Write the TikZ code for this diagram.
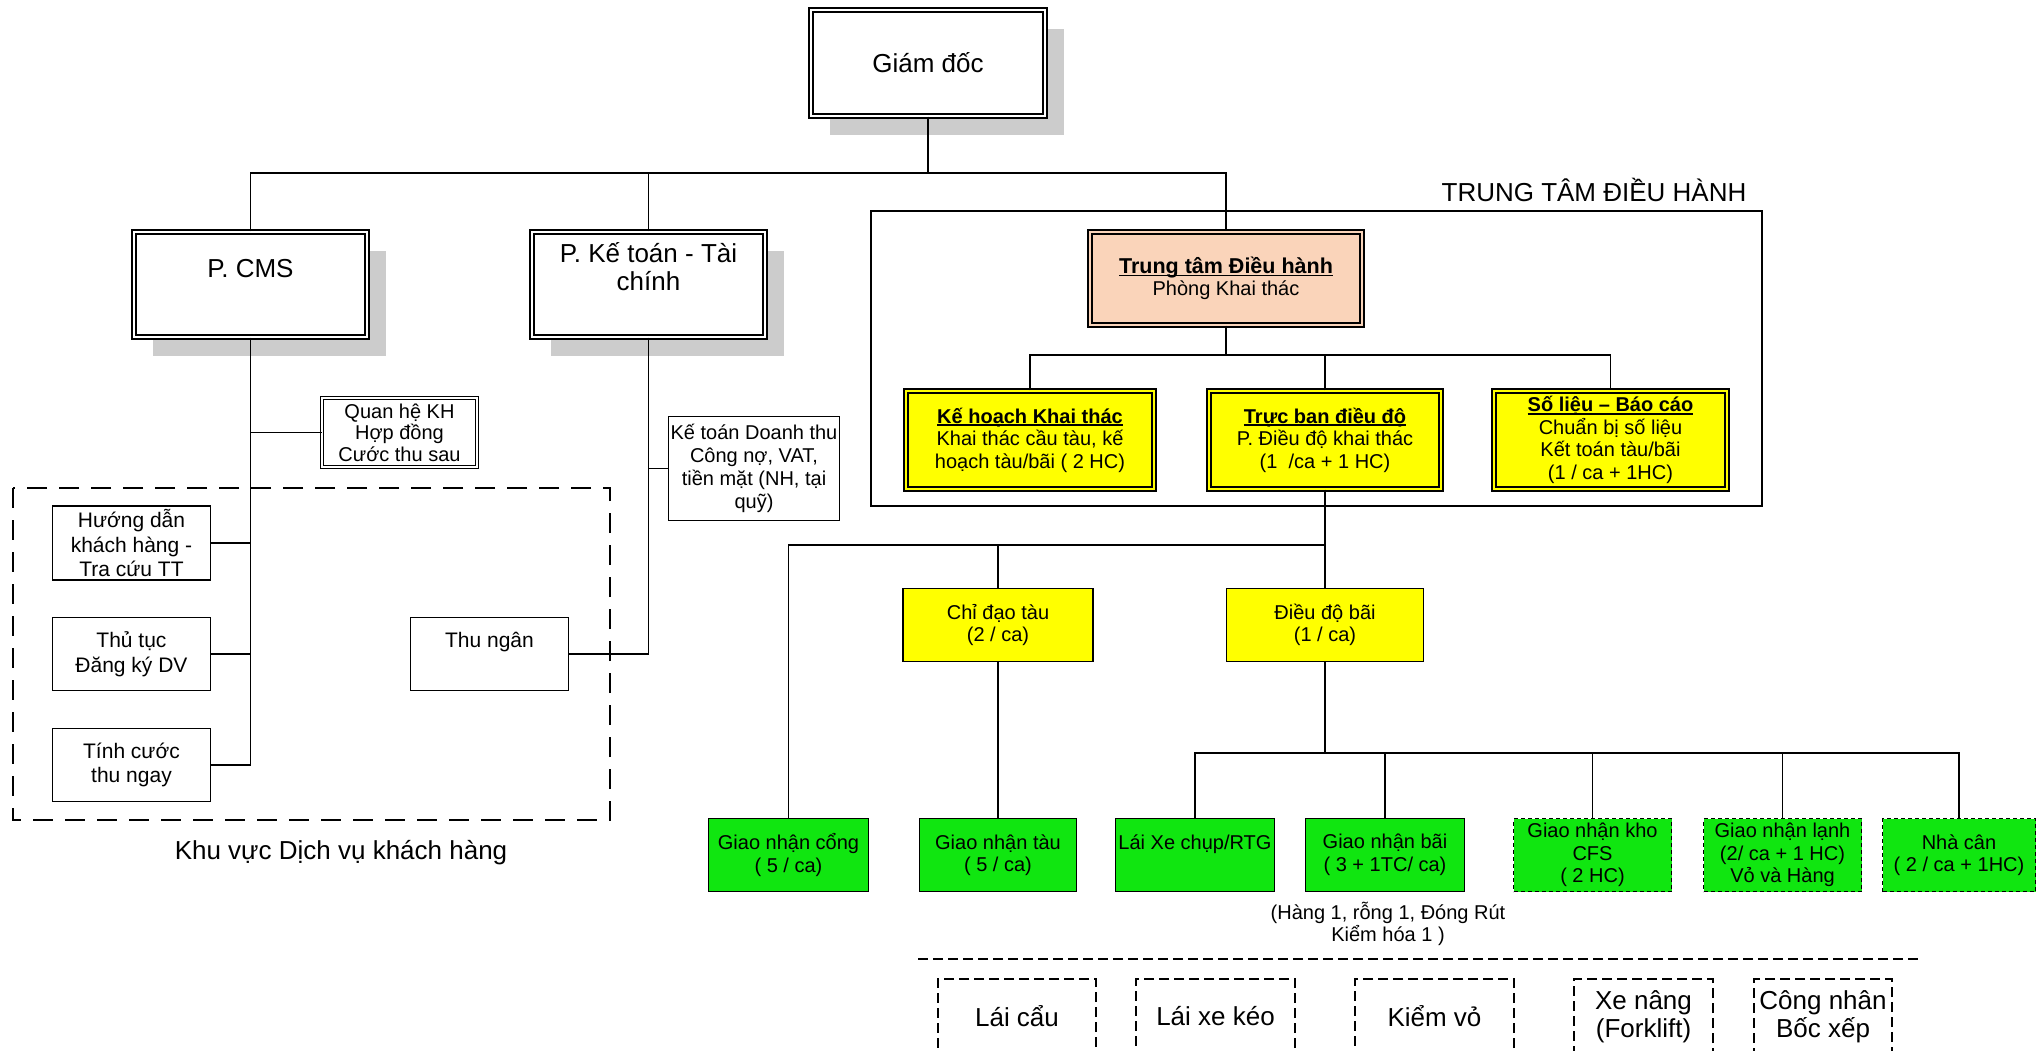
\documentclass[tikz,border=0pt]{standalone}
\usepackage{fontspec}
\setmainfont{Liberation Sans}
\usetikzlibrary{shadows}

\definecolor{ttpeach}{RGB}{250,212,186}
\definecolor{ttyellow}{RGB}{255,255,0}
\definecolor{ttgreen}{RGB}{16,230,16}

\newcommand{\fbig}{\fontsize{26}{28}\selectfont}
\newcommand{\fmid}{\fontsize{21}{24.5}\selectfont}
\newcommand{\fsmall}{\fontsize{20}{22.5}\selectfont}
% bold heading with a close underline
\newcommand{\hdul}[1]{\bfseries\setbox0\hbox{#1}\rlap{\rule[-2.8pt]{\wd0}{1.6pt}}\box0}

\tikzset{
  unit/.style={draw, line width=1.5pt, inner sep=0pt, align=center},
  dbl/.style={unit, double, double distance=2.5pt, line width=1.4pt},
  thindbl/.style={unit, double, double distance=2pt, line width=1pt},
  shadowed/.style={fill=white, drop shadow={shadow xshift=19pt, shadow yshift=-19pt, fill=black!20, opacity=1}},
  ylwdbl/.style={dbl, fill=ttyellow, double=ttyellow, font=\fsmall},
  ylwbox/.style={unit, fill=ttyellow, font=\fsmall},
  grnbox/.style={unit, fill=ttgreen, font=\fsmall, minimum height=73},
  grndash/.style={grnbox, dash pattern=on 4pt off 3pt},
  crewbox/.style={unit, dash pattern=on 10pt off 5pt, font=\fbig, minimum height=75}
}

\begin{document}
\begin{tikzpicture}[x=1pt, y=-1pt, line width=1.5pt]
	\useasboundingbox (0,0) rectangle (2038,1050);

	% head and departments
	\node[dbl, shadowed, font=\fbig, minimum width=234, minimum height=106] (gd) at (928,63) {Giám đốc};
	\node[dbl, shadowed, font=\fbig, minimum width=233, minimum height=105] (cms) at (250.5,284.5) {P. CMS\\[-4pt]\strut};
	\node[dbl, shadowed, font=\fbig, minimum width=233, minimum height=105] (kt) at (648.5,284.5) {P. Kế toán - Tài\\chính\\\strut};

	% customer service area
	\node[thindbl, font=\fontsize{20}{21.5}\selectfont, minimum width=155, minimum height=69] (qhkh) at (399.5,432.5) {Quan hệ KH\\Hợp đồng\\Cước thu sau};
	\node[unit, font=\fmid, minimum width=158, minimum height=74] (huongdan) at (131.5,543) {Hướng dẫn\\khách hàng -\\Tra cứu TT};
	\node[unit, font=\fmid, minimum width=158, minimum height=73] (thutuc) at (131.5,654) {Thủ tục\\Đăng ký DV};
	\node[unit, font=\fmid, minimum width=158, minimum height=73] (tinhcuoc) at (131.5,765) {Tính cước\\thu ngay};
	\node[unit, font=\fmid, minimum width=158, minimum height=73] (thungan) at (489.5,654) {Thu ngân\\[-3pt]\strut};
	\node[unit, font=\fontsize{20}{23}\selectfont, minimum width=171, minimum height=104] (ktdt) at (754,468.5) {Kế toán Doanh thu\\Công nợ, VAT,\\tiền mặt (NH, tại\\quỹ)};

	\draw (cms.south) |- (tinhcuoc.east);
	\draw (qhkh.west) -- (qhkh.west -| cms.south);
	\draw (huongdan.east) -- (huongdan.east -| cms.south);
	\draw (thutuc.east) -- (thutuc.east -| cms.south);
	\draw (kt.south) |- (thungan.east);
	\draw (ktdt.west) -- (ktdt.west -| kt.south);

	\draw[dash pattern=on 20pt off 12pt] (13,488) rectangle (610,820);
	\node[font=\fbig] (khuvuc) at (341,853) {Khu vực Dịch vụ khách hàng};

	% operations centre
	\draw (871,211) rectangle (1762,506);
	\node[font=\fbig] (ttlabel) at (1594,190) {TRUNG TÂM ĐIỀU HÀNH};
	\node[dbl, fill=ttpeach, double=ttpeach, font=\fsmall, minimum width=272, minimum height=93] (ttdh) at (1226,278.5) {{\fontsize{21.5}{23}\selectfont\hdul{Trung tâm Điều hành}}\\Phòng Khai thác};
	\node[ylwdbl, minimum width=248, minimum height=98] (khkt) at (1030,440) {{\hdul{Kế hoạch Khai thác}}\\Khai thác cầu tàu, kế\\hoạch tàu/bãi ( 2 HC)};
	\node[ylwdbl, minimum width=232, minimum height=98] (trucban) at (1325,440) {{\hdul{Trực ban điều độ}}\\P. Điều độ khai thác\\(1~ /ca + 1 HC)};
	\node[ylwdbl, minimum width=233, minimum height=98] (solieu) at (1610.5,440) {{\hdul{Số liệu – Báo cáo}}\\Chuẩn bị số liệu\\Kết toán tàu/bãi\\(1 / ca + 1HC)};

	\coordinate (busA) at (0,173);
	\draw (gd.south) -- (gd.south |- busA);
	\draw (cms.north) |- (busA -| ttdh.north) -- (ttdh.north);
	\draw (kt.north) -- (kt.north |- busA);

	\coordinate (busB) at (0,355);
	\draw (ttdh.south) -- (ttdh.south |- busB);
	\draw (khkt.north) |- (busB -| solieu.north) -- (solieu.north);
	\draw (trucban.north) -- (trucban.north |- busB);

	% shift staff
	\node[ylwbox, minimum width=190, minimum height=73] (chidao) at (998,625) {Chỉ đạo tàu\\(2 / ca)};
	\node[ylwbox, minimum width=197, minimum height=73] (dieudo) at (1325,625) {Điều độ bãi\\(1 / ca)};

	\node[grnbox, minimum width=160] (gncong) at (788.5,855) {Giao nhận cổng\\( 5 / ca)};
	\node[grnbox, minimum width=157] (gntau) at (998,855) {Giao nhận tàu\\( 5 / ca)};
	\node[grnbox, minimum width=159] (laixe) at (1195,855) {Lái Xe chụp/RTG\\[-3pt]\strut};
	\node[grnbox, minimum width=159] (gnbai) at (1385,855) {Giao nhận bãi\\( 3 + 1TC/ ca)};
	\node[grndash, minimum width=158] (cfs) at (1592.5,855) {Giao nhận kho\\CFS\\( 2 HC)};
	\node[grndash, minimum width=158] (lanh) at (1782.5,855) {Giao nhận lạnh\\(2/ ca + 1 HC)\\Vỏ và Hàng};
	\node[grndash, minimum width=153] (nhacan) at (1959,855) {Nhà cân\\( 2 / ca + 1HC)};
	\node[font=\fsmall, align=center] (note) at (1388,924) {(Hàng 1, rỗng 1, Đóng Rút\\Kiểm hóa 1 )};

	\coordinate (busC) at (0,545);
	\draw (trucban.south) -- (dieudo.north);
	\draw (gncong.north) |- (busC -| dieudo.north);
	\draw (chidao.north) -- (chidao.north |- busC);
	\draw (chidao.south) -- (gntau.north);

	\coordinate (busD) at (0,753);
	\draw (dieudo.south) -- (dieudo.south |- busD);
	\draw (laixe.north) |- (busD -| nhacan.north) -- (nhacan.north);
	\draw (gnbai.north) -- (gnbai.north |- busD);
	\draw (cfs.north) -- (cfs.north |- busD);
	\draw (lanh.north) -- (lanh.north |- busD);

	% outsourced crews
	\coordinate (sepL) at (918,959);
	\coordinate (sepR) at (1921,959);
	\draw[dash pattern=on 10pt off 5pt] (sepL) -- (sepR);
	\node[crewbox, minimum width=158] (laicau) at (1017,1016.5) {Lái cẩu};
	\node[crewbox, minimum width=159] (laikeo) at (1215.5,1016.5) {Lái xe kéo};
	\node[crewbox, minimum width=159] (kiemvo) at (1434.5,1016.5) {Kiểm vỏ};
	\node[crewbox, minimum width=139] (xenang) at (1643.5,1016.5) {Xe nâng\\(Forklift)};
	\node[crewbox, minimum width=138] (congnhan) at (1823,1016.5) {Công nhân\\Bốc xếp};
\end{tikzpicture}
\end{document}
------------------------------------------------------------------------
• Exercise aim: Leave the images out, please, and restate each line word for word.

• Output:
Write the TikZ code for this diagram.
\documentclass[tikz,border=0pt]{standalone}
\usepackage{fontspec}
\setmainfont{Liberation Sans}
\usetikzlibrary{shadows}

\definecolor{ttpeach}{RGB}{250,212,186}
\definecolor{ttyellow}{RGB}{255,255,0}
\definecolor{ttgreen}{RGB}{16,230,16}

\newcommand{\fbig}{\fontsize{26}{28}\selectfont}
\newcommand{\fmid}{\fontsize{21}{24.5}\selectfont}
\newcommand{\fsmall}{\fontsize{20}{22.5}\selectfont}
% bold heading with a close underline
\newcommand{\hdul}[1]{\bfseries\setbox0\hbox{#1}\rlap{\rule[-2.8pt]{\wd0}{1.6pt}}\box0}

\tikzset{
  unit/.style={draw, line width=1.5pt, inner sep=0pt, align=center},
  dbl/.style={unit, double, double distance=2.5pt, line width=1.4pt},
  thindbl/.style={unit, double, double distance=2pt, line width=1pt},
  shadowed/.style={fill=white, drop shadow={shadow xshift=19pt, shadow yshift=-19pt, fill=black!20, opacity=1}},
  ylwdbl/.style={dbl, fill=ttyellow, double=ttyellow, font=\fsmall},
  ylwbox/.style={unit, fill=ttyellow, font=\fsmall},
  grnbox/.style={unit, fill=ttgreen, font=\fsmall, minimum height=73},
  grndash/.style={grnbox, dash pattern=on 4pt off 3pt},
  crewbox/.style={unit, dash pattern=on 10pt off 5pt, font=\fbig, minimum height=75}
}

\begin{document}
\begin{tikzpicture}[x=1pt, y=-1pt, line width=1.5pt]
	\useasboundingbox (0,0) rectangle (2038,1050);

	% head and departments
	\node[dbl, shadowed, font=\fbig, minimum width=234, minimum height=106] (gd) at (928,63) {Giám đốc};
	\node[dbl, shadowed, font=\fbig, minimum width=233, minimum height=105] (cms) at (250.5,284.5) {P. CMS\\[-4pt]\strut};
	\node[dbl, shadowed, font=\fbig, minimum width=233, minimum height=105] (kt) at (648.5,284.5) {P. Kế toán - Tài\\chính\\\strut};

	% customer service area
	\node[thindbl, font=\fontsize{20}{21.5}\selectfont, minimum width=155, minimum height=69] (qhkh) at (399.5,432.5) {Quan hệ KH\\Hợp đồng\\Cước thu sau};
	\node[unit, font=\fmid, minimum width=158, minimum height=74] (huongdan) at (131.5,543) {Hướng dẫn\\khách hàng -\\Tra cứu TT};
	\node[unit, font=\fmid, minimum width=158, minimum height=73] (thutuc) at (131.5,654) {Thủ tục\\Đăng ký DV};
	\node[unit, font=\fmid, minimum width=158, minimum height=73] (tinhcuoc) at (131.5,765) {Tính cước\\thu ngay};
	\node[unit, font=\fmid, minimum width=158, minimum height=73] (thungan) at (489.5,654) {Thu ngân\\[-3pt]\strut};
	\node[unit, font=\fontsize{20}{23}\selectfont, minimum width=171, minimum height=104] (ktdt) at (754,468.5) {Kế toán Doanh thu\\Công nợ, VAT,\\tiền mặt (NH, tại\\quỹ)};

	\draw (cms.south) |- (tinhcuoc.east);
	\draw (qhkh.west) -- (qhkh.west -| cms.south);
	\draw (huongdan.east) -- (huongdan.east -| cms.south);
	\draw (thutuc.east) -- (thutuc.east -| cms.south);
	\draw (kt.south) |- (thungan.east);
	\draw (ktdt.west) -- (ktdt.west -| kt.south);

	\draw[dash pattern=on 20pt off 12pt] (13,488) rectangle (610,820);
	\node[font=\fbig] (khuvuc) at (341,853) {Khu vực Dịch vụ khách hàng};

	% operations centre
	\draw (871,211) rectangle (1762,506);
	\node[font=\fbig] (ttlabel) at (1594,190) {TRUNG TÂM ĐIỀU HÀNH};
	\node[dbl, fill=ttpeach, double=ttpeach, font=\fsmall, minimum width=272, minimum height=93] (ttdh) at (1226,278.5) {{\fontsize{21.5}{23}\selectfont\hdul{Trung tâm Điều hành}}\\Phòng Khai thác};
	\node[ylwdbl, minimum width=248, minimum height=98] (khkt) at (1030,440) {{\hdul{Kế hoạch Khai thác}}\\Khai thác cầu tàu, kế\\hoạch tàu/bãi ( 2 HC)};
	\node[ylwdbl, minimum width=232, minimum height=98] (trucban) at (1325,440) {{\hdul{Trực ban điều độ}}\\P. Điều độ khai thác\\(1~ /ca + 1 HC)};
	\node[ylwdbl, minimum width=233, minimum height=98] (solieu) at (1610.5,440) {{\hdul{Số liệu – Báo cáo}}\\Chuẩn bị số liệu\\Kết toán tàu/bãi\\(1 / ca + 1HC)};

	\coordinate (busA) at (0,173);
	\draw (gd.south) -- (gd.south |- busA);
	\draw (cms.north) |- (busA -| ttdh.north) -- (ttdh.north);
	\draw (kt.north) -- (kt.north |- busA);

	\coordinate (busB) at (0,355);
	\draw (ttdh.south) -- (ttdh.south |- busB);
	\draw (khkt.north) |- (busB -| solieu.north) -- (solieu.north);
	\draw (trucban.north) -- (trucban.north |- busB);

	% shift staff
	\node[ylwbox, minimum width=190, minimum height=73] (chidao) at (998,625) {Chỉ đạo tàu\\(2 / ca)};
	\node[ylwbox, minimum width=197, minimum height=73] (dieudo) at (1325,625) {Điều độ bãi\\(1 / ca)};

	\node[grnbox, minimum width=160] (gncong) at (788.5,855) {Giao nhận cổng\\( 5 / ca)};
	\node[grnbox, minimum width=157] (gntau) at (998,855) {Giao nhận tàu\\( 5 / ca)};
	\node[grnbox, minimum width=159] (laixe) at (1195,855) {Lái Xe chụp/RTG\\[-3pt]\strut};
	\node[grnbox, minimum width=159] (gnbai) at (1385,855) {Giao nhận bãi\\( 3 + 1TC/ ca)};
	\node[grndash, minimum width=158] (cfs) at (1592.5,855) {Giao nhận kho\\CFS\\( 2 HC)};
	\node[grndash, minimum width=158] (lanh) at (1782.5,855) {Giao nhận lạnh\\(2/ ca + 1 HC)\\Vỏ và Hàng};
	\node[grndash, minimum width=153] (nhacan) at (1959,855) {Nhà cân\\( 2 / ca + 1HC)};
	\node[font=\fsmall, align=center] (note) at (1388,924) {(Hàng 1, rỗng 1, Đóng Rút\\Kiểm hóa 1 )};

	\coordinate (busC) at (0,545);
	\draw (trucban.south) -- (dieudo.north);
	\draw (gncong.north) |- (busC -| dieudo.north);
	\draw (chidao.north) -- (chidao.north |- busC);
	\draw (chidao.south) -- (gntau.north);

	\coordinate (busD) at (0,753);
	\draw (dieudo.south) -- (dieudo.south |- busD);
	\draw (laixe.north) |- (busD -| nhacan.north) -- (nhacan.north);
	\draw (gnbai.north) -- (gnbai.north |- busD);
	\draw (cfs.north) -- (cfs.north |- busD);
	\draw (lanh.north) -- (lanh.north |- busD);

	% outsourced crews
	\coordinate (sepL) at (918,959);
	\coordinate (sepR) at (1921,959);
	\draw[dash pattern=on 10pt off 5pt] (sepL) -- (sepR);
	\node[crewbox, minimum width=158] (laicau) at (1017,1016.5) {Lái cẩu};
	\node[crewbox, minimum width=159] (laikeo) at (1215.5,1016.5) {Lái xe kéo};
	\node[crewbox, minimum width=159] (kiemvo) at (1434.5,1016.5) {Kiểm vỏ};
	\node[crewbox, minimum width=139] (xenang) at (1643.5,1016.5) {Xe nâng\\(Forklift)};
	\node[crewbox, minimum width=138] (congnhan) at (1823,1016.5) {Công nhân\\Bốc xếp};
\end{tikzpicture}
\end{document}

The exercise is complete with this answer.